**To do:** Copy the lines below as they are; omit the images they contain.
○ ○ ○
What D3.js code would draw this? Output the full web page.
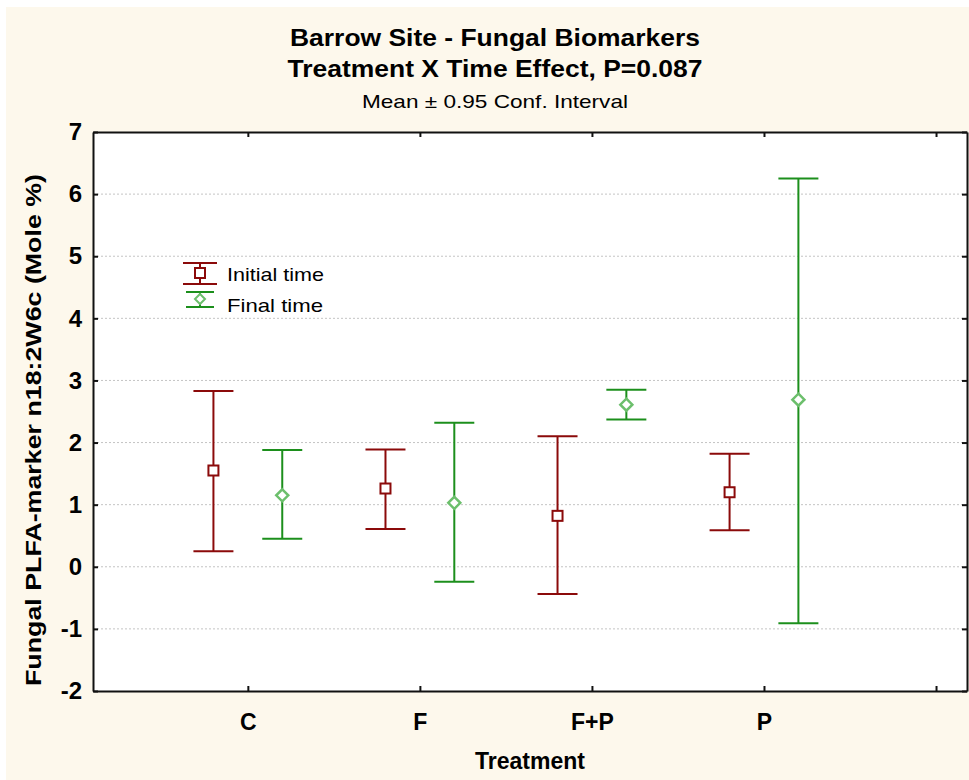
<!DOCTYPE html>
<html>
<head>
<meta charset="utf-8">
<script src="https://cdn.jsdelivr.net/npm/d3@7"></script>
<style>
  html, body { margin: 0; padding: 0; background: #fff; }
  svg { display: block; }
  text { font-family: Arial, "Liberation Sans", sans-serif; }
</style>
</head>
<body>
<svg id="chart" width="969" height="780"></svg>
<script>
// values
let categories = ["C", "F", "F+P", "P"];
let initialMean = [1.55, 1.26, 0.82, 1.20];
let initialLow = [0.25, 0.61, -0.44, 0.59];
let initialHigh = [2.83, 1.89, 2.10, 1.82];
let finalMean = [1.15, 1.03, 2.61, 2.69];
let finalLow = [0.45, -0.24, 2.37, -0.91];
let finalHigh = [1.88, 2.32, 2.85, 6.25];
let yTicks = [-2, -1, 0, 1, 2, 3, 4, 5, 6, 7];

let svg = d3.select("#chart"),
    width = 969,
    height = 780,
    margin = {top: 132, right: 2, bottom: 89, left: 93};

let red = "#8b0a0a", green = "#1c8f1c", lightGreen = "#6cbf6c";

// cream background with thin white edge on top / left
svg.append("rect").attr("x", 6).attr("y", 7)
    .attr("width", width - 6).attr("height", height - 7)
    .attr("fill", "#fdf8ec");

let x = d3.scaleLinear()
    .domain([0.1, 5.18])
    .range([margin.left, width - margin.right]);

let y = d3.scaleLinear()
    .domain([-2, 7])
    .range([height - margin.bottom, margin.top]);

let plotL = x.range()[0], plotR = x.range()[1],
    plotT = y.range()[1], plotB = y.range()[0];

svg.append("rect")
    .attr("x", plotL).attr("y", plotT)
    .attr("width", plotR - plotL).attr("height", plotB - plotT)
    .attr("fill", "#fff");

// grid
svg.append("g").selectAll("line")
    .data(yTicks.slice(1, -1))
    .join("line")
    .attr("x1", plotL).attr("x2", plotR)
    .attr("y1", d => y(d)).attr("y2", d => y(d))
    .attr("stroke", "#c4c4c4")
    .attr("stroke-dasharray", "2,2");

// axes
let catPos = [1, 2, 3, 4, 5];
svg.append("g")
    .attr("transform", `translate(0,${plotB})`)
    .call(d3.axisBottom(x).tickValues(catPos).tickSizeInner(-5).tickSizeOuter(0)
        .tickFormat(d => categories[d - 1] || ""))
    .call(g => g.selectAll("text").attr("dy", "1.55em")
        .attr("font-size", 23).attr("font-weight", "bold").attr("fill", "#000"));

svg.append("g")
    .attr("transform", `translate(0,${plotT})`)
    .call(d3.axisTop(x).tickValues(catPos).tickSizeInner(-5).tickSizeOuter(0).tickFormat(""));

svg.append("g")
    .attr("transform", `translate(${plotL},0)`)
    .call(d3.axisLeft(y).tickValues(yTicks).tickSizeInner(-5).tickSizeOuter(0).tickPadding(11)
        .tickFormat(d => String(d)))
    .call(g => g.selectAll("text")
        .attr("font-size", 24).attr("font-weight", "bold").attr("fill", "#000"));

svg.append("g")
    .attr("transform", `translate(${plotR},0)`)
    .call(d3.axisRight(y).tickValues(yTicks).tickSizeInner(-5).tickSizeOuter(0).tickFormat(""));

svg.selectAll(".domain").attr("stroke", "#111").attr("stroke-width", 2);
svg.selectAll(".tick line").attr("stroke", "#111").attr("stroke-width", 2);

// error bars
function drawSeries(mean, low, high, offset, color, marker) {
    let g = svg.append("g");
    let cap = 20;
    categories.forEach(function (c, i) {
        let cx = x(i + 1 + offset);
        g.append("line")
            .attr("x1", cx).attr("x2", cx)
            .attr("y1", y(low[i])).attr("y2", y(high[i]))
            .attr("stroke", color).attr("stroke-width", 2);
        [low[i], high[i]].forEach(function (v) {
            g.append("line")
                .attr("x1", cx - cap).attr("x2", cx + cap)
                .attr("y1", y(v)).attr("y2", y(v))
                .attr("stroke", color).attr("stroke-width", 2);
        });
        marker(g, cx, y(mean[i]));
    });
}

function squareMarker(g, cx, cy) {
    g.append("rect")
        .attr("x", cx - 5).attr("y", cy - 5)
        .attr("width", 10).attr("height", 10)
        .attr("fill", "#fff").attr("stroke", red).attr("stroke-width", 2);
}

function diamondMarker(g, cx, cy) {
    g.append("path")
        .attr("d", `M${cx},${cy - 6}L${cx + 6},${cy}L${cx},${cy + 6}L${cx - 6},${cy}Z`)
        .attr("fill", "#fff").attr("stroke", lightGreen).attr("stroke-width", 2.5);
}

drawSeries(initialMean, initialLow, initialHigh, -0.2, red, squareMarker);
drawSeries(finalMean, finalLow, finalHigh, 0.2, green, diamondMarker);

// legend
let legend = svg.append("g");
let lx = 200;
[[263, 284], [292, 307]].forEach(function (caps, k) {
    let color = k === 0 ? red : green;
    let hw = k === 0 ? 17 : 14;
    legend.append("line").attr("x1", lx).attr("x2", lx)
        .attr("y1", caps[0]).attr("y2", caps[1])
        .attr("stroke", color).attr("stroke-width", 2);
    caps.forEach(function (cy) {
        legend.append("line").attr("x1", lx - hw).attr("x2", lx + hw)
            .attr("y1", cy).attr("y2", cy)
            .attr("stroke", color).attr("stroke-width", 2);
    });
});
squareMarker(legend, lx, 273);
legend.append("path")
    .attr("d", `M${lx},294L${lx + 5},299L${lx},304L${lx - 5},299Z`)
    .attr("fill", "#fff").attr("stroke", lightGreen).attr("stroke-width", 2);
legend.append("text").attr("x", 227).attr("y", 281).attr("font-size", 19)
    .attr("textLength", 97).attr("lengthAdjust", "spacingAndGlyphs").text("Initial time");
legend.append("text").attr("x", 227).attr("y", 312).attr("font-size", 19)
    .attr("textLength", 96).attr("lengthAdjust", "spacingAndGlyphs").text("Final time");

// titles
let cxTitle = 495;
svg.append("text").attr("x", cxTitle).attr("y", 46)
    .attr("text-anchor", "middle").attr("font-size", 24).attr("font-weight", "bold")
    .attr("textLength", 410).attr("lengthAdjust", "spacingAndGlyphs")
    .text("Barrow Site - Fungal Biomarkers");
svg.append("text").attr("x", cxTitle).attr("y", 77)
    .attr("text-anchor", "middle").attr("font-size", 24).attr("font-weight", "bold")
    .attr("textLength", 415).attr("lengthAdjust", "spacingAndGlyphs")
    .text("Treatment X Time Effect, P=0.087");
svg.append("text").attr("x", cxTitle).attr("y", 108)
    .attr("text-anchor", "middle").attr("font-size", 19)
    .attr("textLength", 266).attr("lengthAdjust", "spacingAndGlyphs")
    .text("Mean ± 0.95 Conf. Interval");

svg.append("text").attr("x", 530).attr("y", 769)
    .attr("text-anchor", "middle").attr("font-size", 23).attr("font-weight", "bold")
    .text("Treatment");

svg.append("text")
    .attr("transform", "translate(41,430) rotate(-90)")
    .attr("text-anchor", "middle").attr("font-size", 22).attr("font-weight", "bold")
    .attr("textLength", 512).attr("lengthAdjust", "spacingAndGlyphs")
    .text("Fungal PLFA-marker n18:2W6c (Mole %)");
</script>
</body>
</html>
○ ○ ○
**Answer to this exercise:**
What D3.js code would draw this? Output the full web page.
<!DOCTYPE html>
<html>
<head>
<meta charset="utf-8">
<script src="https://cdn.jsdelivr.net/npm/d3@7"></script>
<style>
  html, body { margin: 0; padding: 0; background: #fff; }
  svg { display: block; }
  text { font-family: Arial, "Liberation Sans", sans-serif; }
</style>
</head>
<body>
<svg id="chart" width="969" height="780"></svg>
<script>
// values
let categories = ["C", "F", "F+P", "P"];
let initialMean = [1.55, 1.26, 0.82, 1.20];
let initialLow = [0.25, 0.61, -0.44, 0.59];
let initialHigh = [2.83, 1.89, 2.10, 1.82];
let finalMean = [1.15, 1.03, 2.61, 2.69];
let finalLow = [0.45, -0.24, 2.37, -0.91];
let finalHigh = [1.88, 2.32, 2.85, 6.25];
let yTicks = [-2, -1, 0, 1, 2, 3, 4, 5, 6, 7];

let svg = d3.select("#chart"),
    width = 969,
    height = 780,
    margin = {top: 132, right: 2, bottom: 89, left: 93};

let red = "#8b0a0a", green = "#1c8f1c", lightGreen = "#6cbf6c";

// cream background with thin white edge on top / left
svg.append("rect").attr("x", 6).attr("y", 7)
    .attr("width", width - 6).attr("height", height - 7)
    .attr("fill", "#fdf8ec");

let x = d3.scaleLinear()
    .domain([0.1, 5.18])
    .range([margin.left, width - margin.right]);

let y = d3.scaleLinear()
    .domain([-2, 7])
    .range([height - margin.bottom, margin.top]);

let plotL = x.range()[0], plotR = x.range()[1],
    plotT = y.range()[1], plotB = y.range()[0];

svg.append("rect")
    .attr("x", plotL).attr("y", plotT)
    .attr("width", plotR - plotL).attr("height", plotB - plotT)
    .attr("fill", "#fff");

// grid
svg.append("g").selectAll("line")
    .data(yTicks.slice(1, -1))
    .join("line")
    .attr("x1", plotL).attr("x2", plotR)
    .attr("y1", d => y(d)).attr("y2", d => y(d))
    .attr("stroke", "#c4c4c4")
    .attr("stroke-dasharray", "2,2");

// axes
let catPos = [1, 2, 3, 4, 5];
svg.append("g")
    .attr("transform", `translate(0,${plotB})`)
    .call(d3.axisBottom(x).tickValues(catPos).tickSizeInner(-5).tickSizeOuter(0)
        .tickFormat(d => categories[d - 1] || ""))
    .call(g => g.selectAll("text").attr("dy", "1.55em")
        .attr("font-size", 23).attr("font-weight", "bold").attr("fill", "#000"));

svg.append("g")
    .attr("transform", `translate(0,${plotT})`)
    .call(d3.axisTop(x).tickValues(catPos).tickSizeInner(-5).tickSizeOuter(0).tickFormat(""));

svg.append("g")
    .attr("transform", `translate(${plotL},0)`)
    .call(d3.axisLeft(y).tickValues(yTicks).tickSizeInner(-5).tickSizeOuter(0).tickPadding(11)
        .tickFormat(d => String(d)))
    .call(g => g.selectAll("text")
        .attr("font-size", 24).attr("font-weight", "bold").attr("fill", "#000"));

svg.append("g")
    .attr("transform", `translate(${plotR},0)`)
    .call(d3.axisRight(y).tickValues(yTicks).tickSizeInner(-5).tickSizeOuter(0).tickFormat(""));

svg.selectAll(".domain").attr("stroke", "#111").attr("stroke-width", 2);
svg.selectAll(".tick line").attr("stroke", "#111").attr("stroke-width", 2);

// error bars
function drawSeries(mean, low, high, offset, color, marker) {
    let g = svg.append("g");
    let cap = 20;
    categories.forEach(function (c, i) {
        let cx = x(i + 1 + offset);
        g.append("line")
            .attr("x1", cx).attr("x2", cx)
            .attr("y1", y(low[i])).attr("y2", y(high[i]))
            .attr("stroke", color).attr("stroke-width", 2);
        [low[i], high[i]].forEach(function (v) {
            g.append("line")
                .attr("x1", cx - cap).attr("x2", cx + cap)
                .attr("y1", y(v)).attr("y2", y(v))
                .attr("stroke", color).attr("stroke-width", 2);
        });
        marker(g, cx, y(mean[i]));
    });
}

function squareMarker(g, cx, cy) {
    g.append("rect")
        .attr("x", cx - 5).attr("y", cy - 5)
        .attr("width", 10).attr("height", 10)
        .attr("fill", "#fff").attr("stroke", red).attr("stroke-width", 2);
}

function diamondMarker(g, cx, cy) {
    g.append("path")
        .attr("d", `M${cx},${cy - 6}L${cx + 6},${cy}L${cx},${cy + 6}L${cx - 6},${cy}Z`)
        .attr("fill", "#fff").attr("stroke", lightGreen).attr("stroke-width", 2.5);
}

drawSeries(initialMean, initialLow, initialHigh, -0.2, red, squareMarker);
drawSeries(finalMean, finalLow, finalHigh, 0.2, green, diamondMarker);

// legend
let legend = svg.append("g");
let lx = 200;
[[263, 284], [292, 307]].forEach(function (caps, k) {
    let color = k === 0 ? red : green;
    let hw = k === 0 ? 17 : 14;
    legend.append("line").attr("x1", lx).attr("x2", lx)
        .attr("y1", caps[0]).attr("y2", caps[1])
        .attr("stroke", color).attr("stroke-width", 2);
    caps.forEach(function (cy) {
        legend.append("line").attr("x1", lx - hw).attr("x2", lx + hw)
            .attr("y1", cy).attr("y2", cy)
            .attr("stroke", color).attr("stroke-width", 2);
    });
});
squareMarker(legend, lx, 273);
legend.append("path")
    .attr("d", `M${lx},294L${lx + 5},299L${lx},304L${lx - 5},299Z`)
    .attr("fill", "#fff").attr("stroke", lightGreen).attr("stroke-width", 2);
legend.append("text").attr("x", 227).attr("y", 281).attr("font-size", 19)
    .attr("textLength", 97).attr("lengthAdjust", "spacingAndGlyphs").text("Initial time");
legend.append("text").attr("x", 227).attr("y", 312).attr("font-size", 19)
    .attr("textLength", 96).attr("lengthAdjust", "spacingAndGlyphs").text("Final time");

// titles
let cxTitle = 495;
svg.append("text").attr("x", cxTitle).attr("y", 46)
    .attr("text-anchor", "middle").attr("font-size", 24).attr("font-weight", "bold")
    .attr("textLength", 410).attr("lengthAdjust", "spacingAndGlyphs")
    .text("Barrow Site - Fungal Biomarkers");
svg.append("text").attr("x", cxTitle).attr("y", 77)
    .attr("text-anchor", "middle").attr("font-size", 24).attr("font-weight", "bold")
    .attr("textLength", 415).attr("lengthAdjust", "spacingAndGlyphs")
    .text("Treatment X Time Effect, P=0.087");
svg.append("text").attr("x", cxTitle).attr("y", 108)
    .attr("text-anchor", "middle").attr("font-size", 19)
    .attr("textLength", 266).attr("lengthAdjust", "spacingAndGlyphs")
    .text("Mean ± 0.95 Conf. Interval");

svg.append("text").attr("x", 530).attr("y", 769)
    .attr("text-anchor", "middle").attr("font-size", 23).attr("font-weight", "bold")
    .text("Treatment");

svg.append("text")
    .attr("transform", "translate(41,430) rotate(-90)")
    .attr("text-anchor", "middle").attr("font-size", 22).attr("font-weight", "bold")
    .attr("textLength", 512).attr("lengthAdjust", "spacingAndGlyphs")
    .text("Fungal PLFA-marker n18:2W6c (Mole %)");
</script>
</body>
</html>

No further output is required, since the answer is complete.